Oleh: Fathur Rohman*
Beberapa hari ini banyak tulisan yang memaknai ulang istilah radikalisme, mulai dari menganalisa asal usul katanya, sampai mengkritisi definisi radikalisme yang banyak disampaikan di media.
Banyaknya tulisan yang seakan memaknai ulang istilah radikalisme, padahal kamus bahasa Indonesia KBBI telah lama mendefinisikan arti radikalisme, namun beberapa hari ini seakan ada usaha mendefinisikan ulang istilah radikalisme.
Banyak tulisan-tulisan yang berusaha menggiring opini bahwa radikalisme itu baik, dan tidak sedikit yang menyatakan diri sebagai radikal dengan definisinya masing-masing yang tentunya bermuara pada pemahaman bahwa radikalisme itu adalah baik.
Bila sudah meyakini bahwa arti radikalisme itu memiliki pengertian yang baik, namun kenapa istilah ini seakan diprotes ketika digunakan oleh para pemegang kebijakan di negeri ini seperti para menteri atau orang-orang yang berafiliasi kepada pemerintahan.
Hal ini tentu memberikan pertanyaan besar kepada kita, kenapa kata ini begitu sensitif ketika diucapkan oleh kubu yang pro dengan pemerintah dan seakan langsung mendapatkan respon yang keras dari kelompok lainnya yang merasa tertuduh.
Saya menganalisa beberapa artikel ternyata keberatan itu diantaranya dilatarbelakangi oleh anggapan bahwa radikalisme merupakan embrio lahirnya terorisme.

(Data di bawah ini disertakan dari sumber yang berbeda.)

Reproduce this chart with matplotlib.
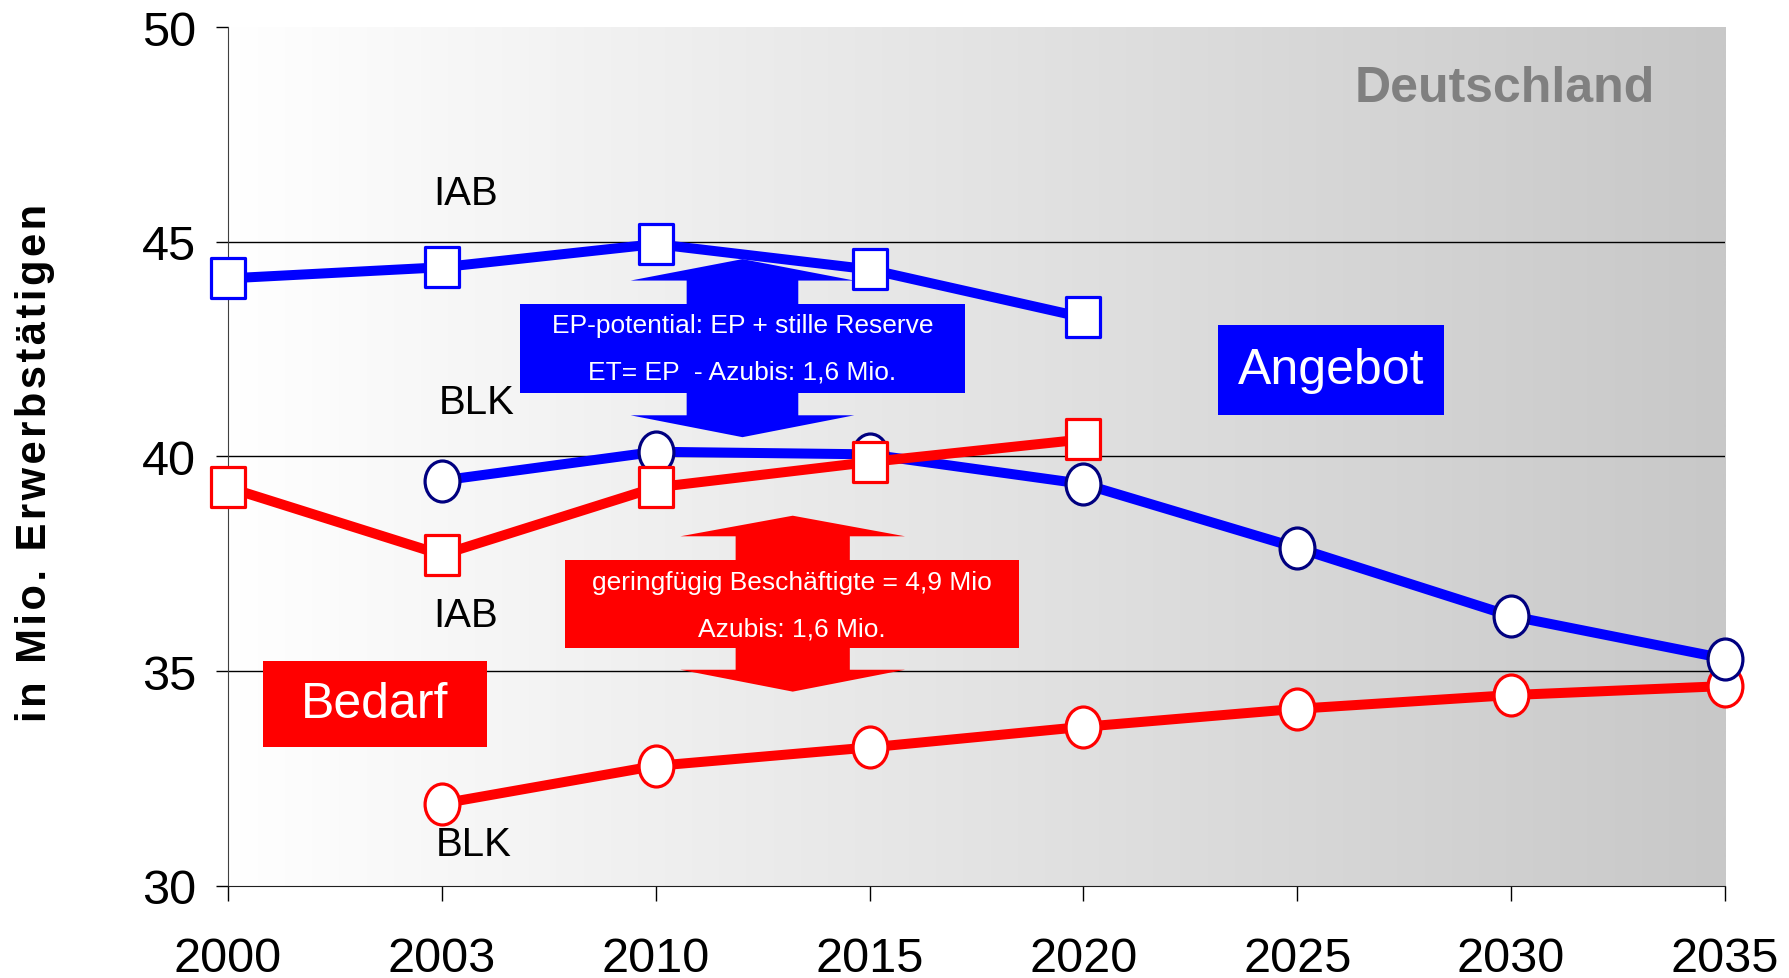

Radikalisme merupakan suatu sikap yang mendambakan perubahan secara total dan bersifat revolusioner dengan menjungkirbalikkan nilai-nilai yang ada secara drastis lewat kekerasan (violence) dan aksi-aksi yang ekstrem.
Ada beberapa ciri yang bisa dikenali dari sikap dan paham radikal. 1) intoleran (tidak mau menghargai pendapat dan keyakinan orang lain), 2) fanatik (selalu merasa benar sendiri; menganggap orang lain salah), 3) eksklusif (membedakan diri dari umat Islam umumnya) dan 4) revolusioner (cenderung menggunakan cara-cara kekerasan untuk mencapai tujuan).
Hal itulah mungkin yang menjadikan sebab begitu sensitifnya kata radikalisme ketika disebutkan, karena seakan orang yang merasa disebut radikalisme akan berpotensi menjadi seorang terorisme, bila hal ini yang memang dirasakan oleh orang-orang yang marah bila disebutkan istilah radikalisme karena merasa tertuduh.
Maka perlu kiranya berdiskusi lagi tentang pembahasan radikalisme melalui diskusi-diskusi yang mendalam dan intensif agar betul-betul memberikan pemahaman yang meyakinkan kepada semua pihak; apakah betul nantinya radikalisme itu dapat menyebabkan lahirnya terorisme bila dibiarkan berkembang, ataukah bahwa radikalisme itu tidak ada hubungannya dengan terorisme, ekstrimisme, dan lain-lain.
Semoga semua yang berseberangan tentang definisi istilah radikalisme ini bisa duduk bersama, berdiskusi, dan membahas dengan saling menyampaikan argumen, bukti-bukti atau dalil-dalil yang kuat agar tetap terwujudnya persatuan bangsa Indonesia, khususnya di antara umat Islam yang sekarang sedang saling memberikan bantahan satu sama lain tentang pengertian radikalisme.
Allahu a’lam bisshowab.
*Penulis adalah dosen dan Kaprodi Pendidikan Bahasa Arab Unhasy Jombang.